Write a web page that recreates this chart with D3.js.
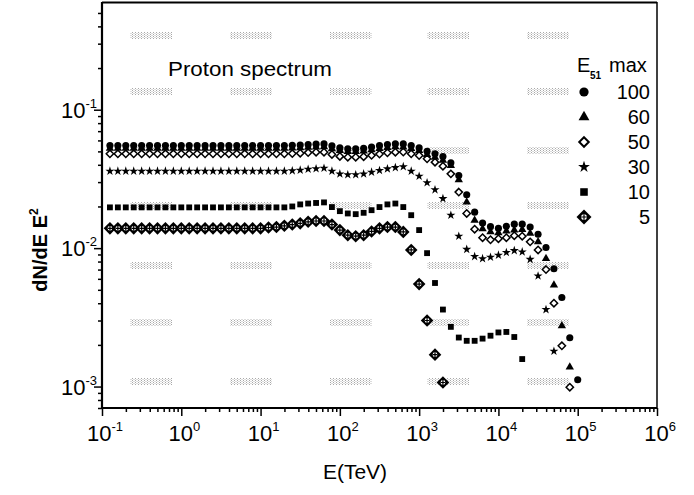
<!DOCTYPE html>
<html>
<head>
<meta charset="utf-8">
<script src="https://cdn.jsdelivr.net/npm/d3@7"></script>
<style>
  body { margin: 0; background: #fff; }
  svg { display: block; font-family: Arial, "Liberation Sans", sans-serif; }
</style>
</head>
<body>
<div id="chart"></div>
<script>
// log10 of E (TeV) for every computed point
const logE = [-0.9, -0.8, -0.7, -0.6, -0.5, -0.4, -0.3, -0.2, -0.1, 0.0,
              0.1, 0.2, 0.3, 0.4, 0.5, 0.6, 0.7, 0.8, 0.9, 1.0,
              1.1, 1.2, 1.3, 1.4, 1.5, 1.6, 1.7, 1.8, 1.9, 2.0,
              2.1, 2.2, 2.3, 2.4, 2.5, 2.6, 2.7, 2.8, 2.9, 3.0,
              3.1, 3.2, 3.3, 3.4, 3.5, 3.6, 3.7, 3.8, 3.9, 4.0,
              4.1, 4.2, 4.3, 4.4, 4.5, 4.6, 4.7, 4.8, 4.9, 5.0];

// dN/dE E^2 for each E51 max
const flux100 = [0.0551, 0.0551, 0.0551, 0.0551, 0.0551, 0.0551, 0.0551, 0.0551, 0.0551, 0.0551,
                 0.0551, 0.0551, 0.0551, 0.0551, 0.0551, 0.0551, 0.0551, 0.0551, 0.0551, 0.0551,
                 0.0551, 0.0551, 0.0551, 0.0553, 0.0556, 0.0560, 0.0564, 0.0566, 0.0548, 0.0530,
                 0.0522, 0.0521, 0.0526, 0.0538, 0.0550, 0.0560, 0.0566, 0.0566, 0.0551, 0.0530,
                 0.0501, 0.0480, 0.0459, 0.0414, 0.0335, 0.0243, 0.0182, 0.0152, 0.0143, 0.0139,
                 0.0144, 0.0149, 0.0149, 0.0142, 0.0126, 0.0101, 0.0071, 0.0044, 0.00225, 0.00112];
const flux60 = [0.0527, 0.0527, 0.0527, 0.0527, 0.0527, 0.0527, 0.0527, 0.0527, 0.0527, 0.0527,
                0.0527, 0.0527, 0.0527, 0.0527, 0.0527, 0.0527, 0.0527, 0.0527, 0.0527, 0.0527,
                0.0527, 0.0527, 0.0527, 0.0529, 0.0531, 0.0534, 0.0537, 0.0539, 0.0522, 0.0506,
                0.0499, 0.0498, 0.0502, 0.0513, 0.0524, 0.0533, 0.0539, 0.0537, 0.0524, 0.0507,
                0.0474, 0.0452, 0.0430, 0.0395, 0.0312, 0.0215, 0.0159, 0.0138, 0.0131, 0.0129,
                0.0133, 0.0135, 0.0136, 0.0128, 0.0111, 0.0084, 0.0054, 0.00275, 0.00138, null];
const flux50 = [0.0480, 0.0480, 0.0480, 0.0480, 0.0480, 0.0480, 0.0480, 0.0480, 0.0480, 0.0480,
                0.0480, 0.0480, 0.0480, 0.0480, 0.0480, 0.0480, 0.0480, 0.0480, 0.0480, 0.0480,
                0.0480, 0.0480, 0.0480, 0.0482, 0.0485, 0.0490, 0.0493, 0.0493, 0.0475, 0.0460,
                0.0454, 0.0454, 0.0458, 0.0468, 0.0478, 0.0488, 0.0493, 0.0495, 0.0480, 0.0467,
                0.0442, 0.0418, 0.0391, 0.0344, 0.0254, 0.0178, 0.0137, 0.0119, 0.0115, 0.0117,
                0.0119, 0.0123, 0.0122, 0.0111, 0.0097, 0.0070, 0.0040, 0.00197, 0.00099, null];
const flux30 = [0.0360, 0.0360, 0.0360, 0.0360, 0.0360, 0.0360, 0.0360, 0.0360, 0.0360, 0.0360,
                0.0360, 0.0360, 0.0360, 0.0360, 0.0360, 0.0360, 0.0360, 0.0360, 0.0360, 0.0360,
                0.0360, 0.0360, 0.0360, 0.0362, 0.0366, 0.0372, 0.0375, 0.0378, 0.0360, 0.0344,
                0.0339, 0.0339, 0.0344, 0.0354, 0.0364, 0.0374, 0.0382, 0.0388, 0.0360, 0.0331,
                0.0297, 0.0264, 0.0228, 0.0173, 0.0122, 0.0098, 0.0087, 0.0084, 0.0086, 0.0089,
                0.0093, 0.0096, 0.0094, 0.0083, 0.0063, 0.0036, 0.0018, null, null, null];
const flux10 = [0.0197, 0.0197, 0.0197, 0.0197, 0.0197, 0.0197, 0.0197, 0.0197, 0.0197, 0.0197,
                0.0197, 0.0197, 0.0197, 0.0197, 0.0197, 0.0197, 0.0197, 0.0197, 0.0197, 0.0197,
                0.0197, 0.0197, 0.0197, 0.0200, 0.0207, 0.0210, 0.0212, 0.0214, 0.0198, 0.0185,
                0.0178, 0.0176, 0.0180, 0.0188, 0.0198, 0.0207, 0.0210, 0.0198, 0.0173, 0.0135,
                0.0092, 0.0056, 0.0036, 0.0027, 0.00226, 0.00214, 0.00214, 0.00222, 0.00233, 0.00246,
                0.00248, 0.00228, 0.00158, null, null, null, null, null, null, null];
const flux5 = [0.0139, 0.0139, 0.0139, 0.0139, 0.0139, 0.0139, 0.0139, 0.0139, 0.0139, 0.0139,
               0.0139, 0.0139, 0.0139, 0.0139, 0.0139, 0.0139, 0.0139, 0.0139, 0.0139, 0.0139,
               0.0141, 0.0142, 0.0145, 0.0148, 0.0151, 0.0155, 0.0157, 0.0157, 0.0148, 0.0135,
               0.0124, 0.0122, 0.0124, 0.0132, 0.0139, 0.0142, 0.0142, 0.0131, 0.0097, 0.0055,
               0.0030, 0.0017, 0.00107, null, null, null, null, null, null, null,
               null, null, null, null, null, null, null, null, null, null];

const legendLabels = ["100", "60", "50", "30", "10", "5"];
const shapes = ["circle", "triangle", "diamond", "star", "square", "crossdiamond"];
const allFlux = [flux100, flux60, flux50, flux30, flux10, flux5];

const xExps = [-1, 0, 1, 2, 3, 4, 5, 6];
const yExps = [-3, -2, -1];

const W = 694, H = 495;
const margin = {top: 2, right: 37, bottom: 87, left: 102};

const svg = d3.select("#chart").append("svg")
    .attr("width", W)
    .attr("height", H);

const x = d3.scaleLog().domain([0.1, 1e6]).range([margin.left, W - margin.right]);
const y = d3.scaleLog().domain([7e-4, 0.6]).range([H - margin.bottom, margin.top]);

// stipple pattern for the grey scan patches in the background
const defs = svg.append("defs");
const pat = defs.append("pattern").attr("id", "stip")
    .attr("width", 3).attr("height", 2).attr("patternUnits", "userSpaceOnUse");
pat.append("rect").attr("width", 1).attr("height", 1).attr("fill", "#a8a8a8");
pat.append("rect").attr("x", 1.5).attr("y", 1).attr("width", 1).attr("height", 1).attr("fill", "#b8b8b8");

const patchCols = [130, 230, 330, 427, 527];
const patchRows = [32, 88, 147, 202, 262, 319, 378];
const bg = svg.append("g");
patchRows.forEach(r => patchCols.forEach(c => {
    bg.append("rect").attr("x", c).attr("y", r).attr("width", 42).attr("height", 7)
      .attr("fill", "url(#stip)");
}));

// ticks
const xMajor = xExps.map(e => Math.pow(10, e));
const xMinor = [];
for (let e = -1; e < 6; e++) for (let k = 2; k <= 9; k++) xMinor.push(k * Math.pow(10, e));
const yMajor = yExps.map(e => Math.pow(10, e));
const yMinor = [7e-4, 8e-4, 9e-4];
for (let e = -3; e < 0; e++) for (let k = 2; k <= 9; k++) {
    const v = k * Math.pow(10, e);
    if (v <= 0.6) yMinor.push(v);
}

const bottom = H - margin.bottom;
function tickStyle(g) {
    g.select(".domain").remove();
    g.selectAll("line").attr("stroke", "#000").attr("stroke-width", 1.5);
}
svg.append("g").attr("transform", `translate(0,${bottom})`)
    .call(d3.axisBottom(x).tickValues(xMinor).tickSize(4).tickFormat(""))
    .call(tickStyle);
svg.append("g").attr("transform", `translate(0,${bottom})`)
    .call(d3.axisBottom(x).tickValues(xMajor).tickSize(8).tickFormat(""))
    .call(tickStyle);
svg.append("g").attr("transform", `translate(${margin.left},0)`)
    .call(d3.axisLeft(y).tickValues(yMinor).tickSize(4).tickFormat(""))
    .call(tickStyle);
svg.append("g").attr("transform", `translate(${margin.left},0)`)
    .call(d3.axisLeft(y).tickValues(yMajor).tickSize(8).tickFormat(""))
    .call(tickStyle);

// frame
svg.append("line").attr("x1", margin.left).attr("x2", W - margin.right)
    .attr("y1", margin.top + 0.5).attr("y2", margin.top + 0.5).attr("stroke", "#000").attr("stroke-width", 2);
svg.append("line").attr("x1", W - margin.right).attr("x2", W - margin.right)
    .attr("y1", margin.top).attr("y2", bottom).attr("stroke", "#000").attr("stroke-width", 1.5);
svg.append("line").attr("x1", margin.left).attr("x2", margin.left)
    .attr("y1", margin.top).attr("y2", bottom + 1).attr("stroke", "#000").attr("stroke-width", 2.2);
svg.append("line").attr("x1", margin.left - 1).attr("x2", W - margin.right)
    .attr("y1", bottom).attr("y2", bottom).attr("stroke", "#000").attr("stroke-width", 2.2);

// tick labels 10^n
function powLabel(sel, e) {
    sel.append("tspan").text("10");
    sel.append("tspan").attr("dy", -10).attr("font-size", 13).text(e < 0 ? "-" + (-e) : e);
}
xExps.forEach(e => {
    const t = svg.append("text").attr("x", x(Math.pow(10, e)) + 3).attr("y", bottom + 33)
        .attr("text-anchor", "middle").attr("font-size", 22).attr("fill", "#000");
    powLabel(t, e);
});
yExps.forEach(e => {
    const t = svg.append("text").attr("x", margin.left - 5).attr("y", y(Math.pow(10, e)) + 8)
        .attr("text-anchor", "end").attr("font-size", 22).attr("fill", "#000");
    powLabel(t, e);
});

// axis titles
svg.append("text").attr("x", 355).attr("y", 479).attr("text-anchor", "middle")
    .attr("font-size", 21).text("E(TeV)");
const yt = svg.append("text").attr("transform", "translate(47,250) rotate(-90)")
    .attr("text-anchor", "middle").attr("font-size", 20).attr("font-weight", "bold");
yt.append("tspan").text("dN/dE E");
yt.append("tspan").attr("dy", -9).attr("font-size", 12).text("2");

svg.append("text").attr("x", 168).attr("y", 76).attr("font-size", 21)
    .attr("textLength", 164).attr("lengthAdjust", "spacingAndGlyphs").text("Proton spectrum");

// markers
function drawMarker(g, shape, big) {
    const s = big ? 1.4 : 1.08;
    if (shape === "circle") {
        g.append("circle").attr("r", 3.3 * s).attr("fill", "#000");
    } else if (shape === "triangle") {
        g.append("path").attr("d", d3.symbol(d3.symbolTriangle, 26 * s * s)()).attr("fill", "#000");
    } else if (shape === "star") {
        g.append("path").attr("d", d3.symbol(d3.symbolStar, 22 * s * s)()).attr("fill", "#000");
    } else if (shape === "square") {
        g.append("rect").attr("x", -2.7 * s).attr("y", -2.7 * s).attr("width", 5.4 * s).attr("height", 5.4 * s).attr("fill", "#000");
    } else if (shape === "diamond") {
        const h = 3.4 * s;
        g.append("path").attr("d", `M0,${-h}L${h},0L0,${h}L${-h},0Z`)
            .attr("fill", "#fff").attr("stroke", "#000").attr("stroke-width", big ? 2 : 1.5);
    } else if (shape === "crossdiamond") {
        const h = big ? 7.5 : 6.3;
        g.append("path").attr("d", `M0,${-h}L${h},0L0,${h}L${-h},0Z`).attr("fill", "#000");
        const r = h * 0.38;
        g.append("circle").attr("r", r).attr("fill", "#fff");
        g.append("path").attr("d", `M${-r},0H${r}M0,${-r}V${r}`).attr("stroke", "#000").attr("stroke-width", 1.2);
    }
}

const plot = svg.append("g");
[5, 4, 3, 2, 1, 0].forEach(si => {
    const pts = logE.map((le, i) => ({e: Math.pow(10, le), v: allFlux[si][i]}))
        .filter(d => d.v != null);
    plot.append("g").selectAll("g").data(pts).join("g")
        .attr("transform", d => `translate(${x(d.e)},${y(d.v)})`)
        .each(function() { drawMarker(d3.select(this), shapes[si], false); });
});

// legend
const lg = svg.append("g");
lg.append("text").attr("x", 577).attr("y", 72).attr("font-size", 20).text("E");
lg.append("text").attr("x", 590).attr("y", 79).attr("font-size", 10).attr("font-weight", "bold").text("51");
lg.append("text").attr("x", 609).attr("y", 72).attr("font-size", 20).text("max");
legendLabels.forEach((lab, i) => {
    const cy = 92 + i * 25;
    drawMarker(lg.append("g").attr("transform", `translate(584,${cy})`), shapes[i], true);
    lg.append("text").attr("x", 650).attr("y", cy + 7).attr("text-anchor", "end")
        .attr("font-size", 20).text(lab);
});
</script>
</body>
</html>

########

* The problem: Look for lines containing the string "chart" and copy them all.

* Final result:
Write a web page that recreates this chart with D3.js.
<div id="chart"></div>
const svg = d3.select("#chart").append("svg")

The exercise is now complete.